More Companies and Risks to Profitability

ReGrained isn’t the only company with an eye on spent beer grain. RISE, a New York City-based company, upcycles beer waste to make a nutritious flour similar. Produce, similarly to beer grain, also has attracted a large volume of entrepreneurs. There are strict standards for fruit and vegetable quality, often leading to perfectly good, but “ugly,” produce being thrown away or left in the soil as fertilizer. Washington D.C.-based Misfit Juicery takes that produce from farmers and repurposes it as nutrient-packed juice. Other applications include waste-to-fertilizer, led by well-funded, Seattle-based WISErg and waste-to-plastic, pioneered by Full Cycle Bioplastics.

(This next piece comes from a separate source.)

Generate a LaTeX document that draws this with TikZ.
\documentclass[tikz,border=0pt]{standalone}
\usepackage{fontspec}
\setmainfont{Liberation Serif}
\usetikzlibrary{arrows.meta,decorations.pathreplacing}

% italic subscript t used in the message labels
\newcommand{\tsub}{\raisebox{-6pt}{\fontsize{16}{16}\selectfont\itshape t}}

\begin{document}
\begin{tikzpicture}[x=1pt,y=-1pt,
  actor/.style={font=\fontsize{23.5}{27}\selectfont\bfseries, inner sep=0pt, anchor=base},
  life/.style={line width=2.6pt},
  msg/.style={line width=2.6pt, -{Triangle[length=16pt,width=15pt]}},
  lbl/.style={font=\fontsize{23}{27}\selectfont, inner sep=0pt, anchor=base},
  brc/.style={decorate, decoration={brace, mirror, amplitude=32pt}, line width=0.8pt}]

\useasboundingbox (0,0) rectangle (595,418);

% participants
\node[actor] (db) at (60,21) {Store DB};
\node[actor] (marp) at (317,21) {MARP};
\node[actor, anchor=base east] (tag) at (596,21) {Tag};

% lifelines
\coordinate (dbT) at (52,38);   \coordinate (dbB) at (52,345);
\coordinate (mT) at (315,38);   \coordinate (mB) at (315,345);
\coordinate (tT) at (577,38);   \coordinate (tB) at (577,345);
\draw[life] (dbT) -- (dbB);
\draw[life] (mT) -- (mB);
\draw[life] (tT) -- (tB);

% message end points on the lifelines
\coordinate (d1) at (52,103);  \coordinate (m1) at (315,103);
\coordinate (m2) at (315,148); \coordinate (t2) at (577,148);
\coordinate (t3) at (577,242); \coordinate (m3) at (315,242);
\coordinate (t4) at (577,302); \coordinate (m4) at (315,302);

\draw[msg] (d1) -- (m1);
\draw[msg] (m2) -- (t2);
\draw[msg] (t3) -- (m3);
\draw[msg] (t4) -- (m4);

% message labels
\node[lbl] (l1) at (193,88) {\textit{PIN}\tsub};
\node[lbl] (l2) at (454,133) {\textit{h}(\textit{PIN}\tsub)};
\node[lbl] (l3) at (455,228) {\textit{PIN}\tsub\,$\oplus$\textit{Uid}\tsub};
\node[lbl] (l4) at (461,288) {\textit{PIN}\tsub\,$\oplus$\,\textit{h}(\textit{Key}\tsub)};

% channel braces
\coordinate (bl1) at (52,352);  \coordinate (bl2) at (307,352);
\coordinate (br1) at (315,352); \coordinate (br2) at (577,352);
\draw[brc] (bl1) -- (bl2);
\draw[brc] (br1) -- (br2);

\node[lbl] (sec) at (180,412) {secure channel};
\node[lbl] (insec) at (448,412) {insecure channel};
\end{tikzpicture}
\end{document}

As an attractive market that will undoubtedly begin to boom if proper capital is deployed, upcycled products are nevertheless not without risk. One of the primary risks to scale is the vast distribution network required to collect and process waste from suppliers. In the case of farmers and produce, many may be content to leave the produce in the ground to act as a fertilizer as opposed to the labor hours required to uproot it and sell it to a company like Misfit. In addition, companies producing upcycled foods will have significant competition amongst other healthy alternatives, and it will be immensely challenging to develop a strong brand.